Sunday, November 30, 2014

First American Thanksgiving - the true story

Note from Ed.: While digesting the Thanksgiving turkey, I came across an article on Traditio (the Traditional Roman Catholic Network) website, from which I learned something I should have known, but didn't. Here, with a few edits, is the story of The First American Thanksgiving, celebrated on 8 September 1565 in St. Augustine, Florida.


That's right! 55 years before the Protestant Puritan Pilgrims landed at Plymouth Rock, a Roman Catholic Mass and Te Deum were celebrated in St. Augustine, Florida, on the Feast of the Nativity of the Blessed Virgin Mary.

Don Pedro Menendez came ashore amid the sounding of trumpets, artillery salutes, and the firing of cannons to claim the land for King Philip II and Spain. The ship's chaplain, Fr. Francisco Lopez de Mendoza Grajales, chanted the Te Deum, the Church's great hymn of Thanksgiving, traditionally attributed to St. Ambrose of Milan, and presented a crucifix which Don Pedro ceremoniously kissed.

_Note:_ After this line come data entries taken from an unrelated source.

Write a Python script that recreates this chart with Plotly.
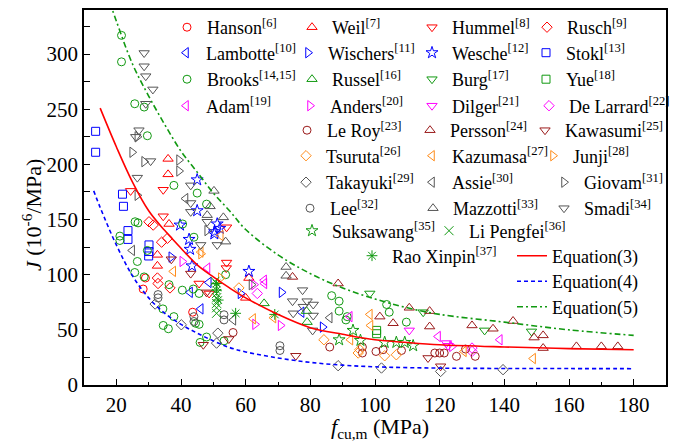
import plotly.graph_objects as go

# ---------------- curve values ----------------
eq3_x = [15, 20, 25, 30, 35, 40, 45, 50, 55, 60, 70, 80, 90, 100, 110, 120, 140, 160, 180]
eq3_y = [251, 216, 184, 158, 140, 124, 109, 98, 88, 79, 64, 52, 46, 41, 38.5, 36.5, 34.5, 33, 32]
eq4_x = [13, 15, 20, 25, 30, 35, 40, 45, 50, 55, 60, 70, 80, 90, 100, 120, 140, 160, 180]
eq4_y = [176, 161, 127, 99, 79, 65, 55, 47, 40, 34, 30, 24.5, 20.5, 18, 16.5, 15.3, 15, 14.9, 14.8]
eq5_x = [18, 20, 25, 30, 35, 40, 45, 50, 55, 60, 70, 80, 90, 100, 110, 120, 140, 160, 180]
eq5_y = [347, 330, 291, 262, 236, 212, 193, 174, 158, 141, 118, 101, 88, 78, 70, 64, 57, 50, 45]

# ---------------- scatter series ----------------
hanson_x = [28.3, 29.0, 43.6]
hanson_y = [87, 97, 66]
weil_x = [36.0, 36.0, 36.3, 32.7, 32.7, 60.0, 61.0]
weil_y = [205, 191, 146, 118, 108, 79, 97]
hummel_x = [34.5, 24.4, 34.5, 54.1, 54.1, 54.0, 45.6, 48.7]
hummel_y = [177, 176, 153, 143, 111, 106, 92, 83]
rusch_x = [30.1, 31.4, 34.0, 35.8, 32.7, 32.9, 36.6]
rusch_y = [148, 145, 129.5, 133, 97, 92, 88]
lambotte_x = [42.8, 48.6, 46.1, 77.3]
lambotte_y = [84, 93, 69, 66]
wischers_x = [37.0, 58.4, 71.1, 83.8]
wischers_y = [116, 83, 84, 52.5]
wesche_x = [45.0, 45.0, 39.7, 51.2, 50.4, 42.5, 42.8, 43.4, 61.0, 52.0, 50.3]
wesche_y = [186, 158, 145, 146, 139, 132, 123, 108, 103, 142, 137]
stokl_x = [13.6, 13.6, 21.9, 22.2, 23.6, 23.6, 30.1, 30.1, 30.0]
stokl_y = [230, 211, 173, 162, 140, 132, 127, 121, 117]
brooks_x = [21.6, 21.6, 25.7, 28.6, 29.6, 37.8, 45.0, 47.9, 26.7, 40.5, 21.1, 21.1, 44.0, 29.6,
            26.5, 25.7, 28.6, 36.3, 40.4, 43.8, 45.6, 53.8, 34.4, 37.8, 34.5, 36.1, 44.5, 45.6,
            47.9, 45.9, 53.3, 86.6, 88.9, 88.9, 91.4, 91.0, 103.6, 104.4, 109.7, 25.8]
brooks_y = [317, 293, 255, 252, 226, 181, 174, 164, 147, 146, 135, 131, 134, 122,
            112, 102, 98, 91, 86, 87, 83, 100, 69, 62, 54, 51, 56, 55,
            43.5, 38.6, 40, 81, 76, 67, 62, 59, 73, 66, 57, 148]
russel_x = [65.7, 78.8, 79.0]
russel_y = [74, 67, 57]
burg_x = [98.4, 114.9, 133.9, 148.4]
burg_y = [83, 66, 49.5, 48.6]
yue_x = [100.5, 100.5]
yue_y = [49.5, 46.5]
adam_x = [65.7, 48.2, 65.8, 92.2, 119.5, 138.6]
adam_y = [95, 106, 92, 62, 44, 41]
anders_x = [40.4, 62.6, 62.9, 70.8, 123.8]
anders_y = [112, 91, 55, 54, 35]
dilger_x = [110.6, 122.1, 122.6]
dilger_y = [49.5, 38, 35.6]
delarrard_x = [63.6, 130.0, 130.0]
delarrard_y = [83, 33.5, 30.4]
leroy_x = [56.1, 86.0, 96.1, 96.1, 100.3, 102.5, 108.2, 118.5, 120.0, 121.4, 125.2, 128.0, 131.0]
leroy_y = [47.6, 34.4, 34.4, 29, 30.4, 32, 31.3, 29, 29, 29, 26, 32.6, 26]
persson_x = [74.5, 88.6, 101.5, 105.6, 110.6, 116.9, 116.9, 130.0, 136.5, 142.7, 149.2, 152.0,
             152.0, 162.3, 170.0, 175.1]
persson_y = [98, 92, 62, 56, 70, 67, 53, 54, 51, 58, 43, 45, 33.5, 35, 35, 35]
kawasumi_x = [37.0, 43.0, 47.9, 46.9, 54.8, 75.5, 116.4, 120.3]
kawasumi_y = [114, 101, 84, 36.5, 41.7, 26.5, 24.5, 17]
tsuruta_x = [57.9, 84.2, 94.8, 95.3, 103.0, 106.6]
tsuruta_y = [88, 41, 29, 32, 26.5, 27.4]
kazumasa_x = [52.3, 46.1, 37.6, 62.3, 68.6, 92.4, 98.4, 98.6, 127.5, 148.9]
kazumasa_y = [135.5, 120.5, 103, 60, 61, 41, 64, 54, 30.4, 24]
junji_x = [52.3, 46.2]
junji_y = [97, 119]
takayuki_x = [32.0, 40.1, 51.4, 51.0, 88.6, 102.0, 120.3, 139.6]
takayuki_y = [73.4, 54.6, 47, 38, 17.5, 15.4, 12.3, 13.9]
assie_x = [41.4, 24.9, 56.2, 86.0]
assie_y = [169, 122, 59, 61]
giovam_x = [26.5, 24.9, 28.6, 39.4, 39.4, 26.5, 48.1, 61.8]
giovam_y = [225, 211, 202.5, 204, 194, 172, 140, 91]
lee_x = [32.9, 32.9, 44.0, 44.0, 53.3, 53.3, 70.6, 70.6]
lee_y = [82, 79, 62, 57.6, 63.7, 59, 35.6, 31.3]
mazzotti_x = [50.2, 49.0, 48.1, 53.1, 53.8, 72.5, 72.5]
mazzotti_y = [176, 162, 154, 152, 130, 107, 99]
smadi_x = [28.6, 28.6, 29.1, 31.3, 29.1, 27.0, 26.0, 30.6, 26.5, 43.0, 43.0, 43.0, 48.1, 46.1,
           51.2, 77.6, 74.5, 79.0, 80.9, 77.8, 74.7, 80.9, 80.7]
smadi_y = [301, 289, 280, 268, 255, 231, 225, 203, 188, 181, 165, 157, 148, 127,
           127, 86, 76, 76, 73, 71, 65, 63, 49.5]
suksawang_x = [88.9, 93.2, 95.5, 103.0, 106.6, 109.2, 111.8]
suksawang_y = [41, 49.5, 40.4, 38.6, 38.6, 38.6, 35.6]
lipengfei_x = [51.0, 51.0, 51.0, 51.0, 51.0, 51.0, 50.5]
lipengfei_y = [89, 83, 79, 74, 70, 65, 94]
rao_x = [51.0, 51.0, 51.5, 56.9, 69.0]
rao_y = [92, 86, 77, 65, 64]

# tick labels
x_ticks = [20, 40, 60, 80, 100, 120, 140, 160, 180]
y_ticks = [0, 50, 100, 150, 200, 250, 300]

RED, BLUE, GREEN, MAG = "#FF0000", "#0000FF", "#119911", "#FF00FF"
DRED, ORANGE, GRAY = "#9B1B1B", "#FF8C1A", "#555555"
SERIF = "Liberation Serif, Times New Roman, serif"

# legend rows (centre y in px) and symbol centre x in px
R1, R2, R3, R4, R5, R6, R7, R8, R9, R10, R11, R12 = 27.5, 53, 79.5, 106, 130.5, 156, 182.5, 208.5, 231, 256, 281.5, 307

# (name, x, y, symbol, color, legend symbol px x, legend row px y)
specs = [
    ("Hanson<sup>[6]</sup>", hanson_x, hanson_y, "circle-open", RED, 188, R1),
    ("Weil<sup>[7]</sup>", weil_x, weil_y, "triangle-up-open", RED, 313, R1),
    ("Hummel<sup>[8]</sup>", hummel_x, hummel_y, "triangle-down-open", RED, 433, R1),
    ("Rusch<sup>[9]</sup>", rusch_x, rusch_y, "diamond-open", RED, 548, R1),
    ("Lambotte<sup>[10]</sup>", lambotte_x, lambotte_y, "triangle-left-open", BLUE, 187, R2),
    ("Wischers<sup>[11]</sup>", wischers_x, wischers_y, "triangle-right-open", BLUE, 309, R2),
    ("Wesche<sup>[12]</sup>", wesche_x, wesche_y, "star-open", BLUE, 433, R2),
    ("Stokl<sup>[13]</sup>", stokl_x, stokl_y, "square-open", BLUE, 547, R2),
    ("Brooks<sup>[14,15]</sup>", brooks_x, brooks_y, "circle-open", GREEN, 188, R3),
    ("Russel<sup>[16]</sup>", russel_x, russel_y, "triangle-up-open", GREEN, 313, R3),
    ("Burg<sup>[17]</sup>", burg_x, burg_y, "triangle-down-open", GREEN, 433, R3),
    ("Yue<sup>[18]</sup>", yue_x, yue_y, "square-open", GREEN, 547, R3),
    ("Adam<sup>[19]</sup>", adam_x, adam_y, "triangle-left-open", MAG, 187, R4),
    ("Anders<sup>[20]</sup>", anders_x, anders_y, "triangle-right-open", MAG, 311, R4),
    ("Dilger<sup>[21]</sup>", dilger_x, dilger_y, "triangle-down-open", MAG, 433, R4),
    ("De Larrard<sup>[22]</sup>", delarrard_x, delarrard_y, "diamond-open", MAG, 550, R4),
    ("Le Roy<sup>[23]</sup>", leroy_x, leroy_y, "circle-open", DRED, 308, R5),
    ("Persson<sup>[24]</sup>", persson_x, persson_y, "triangle-up-open", DRED, 431, R5),
    ("Kawasumi<sup>[25]</sup>", kawasumi_x, kawasumi_y, "triangle-down-open", DRED, 546, R5),
    ("Tsuruta<sup>[26]</sup>", tsuruta_x, tsuruta_y, "diamond-open", ORANGE, 307, R6),
    ("Kazumasa<sup>[27]</sup>", kazumasa_x, kazumasa_y, "triangle-left-open", ORANGE, 433, R6),
    ("Junji<sup>[28]</sup>", junji_x, junji_y, "triangle-right-open", ORANGE, 554, R6),
    ("Takayuki<sup>[29]</sup>", takayuki_x, takayuki_y, "diamond-open", GRAY, 307, R7),
    ("Assie<sup>[30]</sup>", assie_x, assie_y, "triangle-left-open", GRAY, 433, R7),
    ("Giovam<sup>[31]</sup>", giovam_x, giovam_y, "triangle-right-open", GRAY, 565, R7),
    ("Lee<sup>[32]</sup>", lee_x, lee_y, "circle-open", GRAY, 311, R8),
    ("Mazzotti<sup>[33]</sup>", mazzotti_x, mazzotti_y, "triangle-up-open", GRAY, 434, R8),
    ("Smadi<sup>[34]</sup>", smadi_x, smadi_y, "triangle-down-open", GRAY, 565, R8),
    ("Suksawang<sup>[35]</sup>", suksawang_x, suksawang_y, "star-open", GREEN, 313, R9),
    ("Li Pengfei<sup>[36]</sup>", lipengfei_x, lipengfei_y, "x-thin-open", GREEN, 450, R9),
    ("Rao Xinpin<sup>[37]</sup>", rao_x, rao_y, "asterisk-open", GREEN, 373, R10),
]

# plot area in pixels
L, R, T, B = 84, 666, 10, 385
W, H = R - L, B - T


def px_x(p):
    return (p - L) / W


def px_y(p):
    return (B - p) / H


legend_font = dict(family=SERIF, size=18, color="black")
legend_layout = {}
fig = go.Figure()


def legend_id(i):
    return "legend" if i == 1 else f"legend{i}"


def add_legend(i, sx, sy):
    legend_layout[legend_id(i)] = dict(
        x=px_x(sx - 21), y=px_y(sy), xanchor="left", yanchor="middle", orientation="v",
        bgcolor="rgba(0,0,0,0)", borderwidth=0, font=legend_font, tracegroupgap=0,
    )


idx = 0
for name, xs, ys, sym, col, sx, sy in specs:
    idx += 1
    size = 8 if sym in ("circle-open", "square-open", "diamond-open") else 9
    fig.add_trace(go.Scatter(
        x=xs, y=ys, mode="markers", name=name, legend=legend_id(idx),
        marker=dict(symbol=sym, size=size, color=col, line=dict(color=col, width=1)),
    ))
    add_legend(idx, sx, sy)

curves = [
    ("Equation(3)", eq3_x, eq3_y, RED, "solid", R10),
    ("Equation(4)", eq4_x, eq4_y, BLUE, "4px,3px", R11),
    ("Equation(5)", eq5_x, eq5_y, GREEN, "6px,3px,2px,3px", R12),
]
for name, xs, ys, col, dash, sy in curves:
    idx += 1
    fig.add_trace(go.Scatter(x=xs, y=ys, mode="lines", name=name, legend=legend_id(idx),
                             line=dict(color=col, width=1.6, dash=dash, shape="spline")))
    add_legend(idx, 533, sy)

axis_common = dict(
    showline=True, linecolor="black", linewidth=1.5, mirror=True,
    ticks="inside", ticklen=6, tickwidth=1.2, tickcolor="black",
    showgrid=False, zeroline=False, automargin=False,
    tickfont=dict(family=SERIF, size=21, color="black"),
)

fig.update_layout(
    width=675, height=441,
    margin=dict(l=L, r=675 - R, t=T, b=441 - B, autoexpand=False),
    paper_bgcolor="white", plot_bgcolor="white",
    showlegend=True,
    font=dict(family=SERIF, color="black"),
    xaxis=dict(
        range=[10, 190], tickvals=x_ticks, ticktext=[str(v) for v in x_ticks],
        minor=dict(dtick=10, tick0=10, ticks="inside", ticklen=3.5, tickcolor="black", tickwidth=1.2),
        **axis_common,
    ),
    yaxis=dict(
        range=[0, 340], tickvals=y_ticks, ticktext=[str(v) for v in y_ticks],
        minor=dict(dtick=25, tick0=0, ticks="inside", ticklen=6, tickcolor="black", tickwidth=1.2),
        **axis_common,
    ),
    annotations=[
        dict(text="<i>f</i><sub>cu,m</sub> (MPa)", xref="paper", yref="paper",
             x=px_x(380), y=px_y(428), xanchor="center", yanchor="middle", showarrow=False,
             font=dict(family=SERIF, size=22, color="black")),
        dict(text="<i>J</i> (10<sup>-6</sup>/MPa)", xref="paper", yref="paper",
             x=px_x(32), y=px_y(215), xanchor="center", yanchor="middle", showarrow=False,
             textangle=-90, font=dict(family=SERIF, size=22, color="black")),
    ],
    **legend_layout,
)

fig.write_html("out.html", config={"displayModeBar": False},
               post_script="document.body.style.margin='0px';")
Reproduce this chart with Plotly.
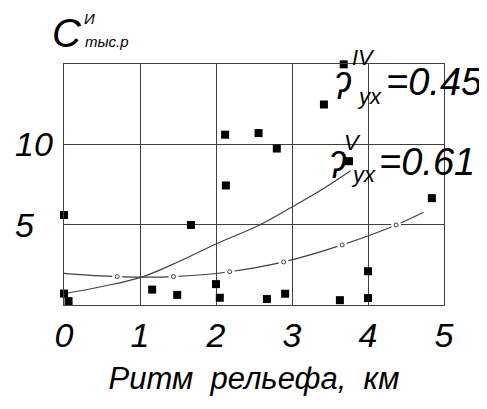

After that, 500 soldiers, 200 sailors and 100 families and artisans, along with the Timucuan Indians who inhabited the region, celebrated the Holy Sacrifice of the Mass in gratitude to God, after which a thanksgiving feast was shared by the Indians and the Spaniards.

The second American Thanksgiving occurred on April 30, 1598, when Spanish explorer Don Juan de Onate requested the Franciscan friars to offer a Mass of Thanksgiving, after which he formally proclaimed "La Toma" (The Capture), claiming the land north of the Rio Grande for the King of Spain. The men feasted on duck, goose, and fish from the river. Some of the Spaniards dressed in costume and presented a play.

Even at Plymouth Rock in the Massachusetts Colony, where the Pilgrims later landed in 1620, Squanto, the Indian who organized their first Thanksgiving, was a Catholic. He had been enslaved by the English, but was freed by Spanish Franciscans and subsequently received the Catholic Sacrament of Baptism.

We should also be clear (the author of the Traditio article writes) on the identity and character of the Puritan Pilgrims. They are usually portrayed in American history books as innocent victims of religious persecution, who simply wanted to find a place in which they could worship according to their own predilections. Nothing could be further from the truth!

The Puritans were English, who hated the Church of England because they claimed it was "too Catholic". So much so that they became vandals, destroying many of the great churches of England, most of which were Catholic churches stolen by King Henry VIII in a fit of anger because Pope Clement VII confirmed the doctrine of Christ in Scripture that men cannot divorce their legitimate wives.

The Puritans were Calvinists -- Protestant extremists -- who would put people in the stocks for celebrating the Nativity of Christ, for using musical instruments in church (even though such usage is documented in the Bible), and for singing hymns (even though the Bible records that Jesus Himself sang hymns). Even as they hated the Anglicans, the Puritans hated Catholics more and persecuted them viciously when they could.

Finally, American Catholics should remember that the word "Thanksgiving" is also Catholic, from the Greek "Eucharistia", referring not to Turkey, but to the Heavenly Bread, the Catholic Sacrament of the Holy Eucharist.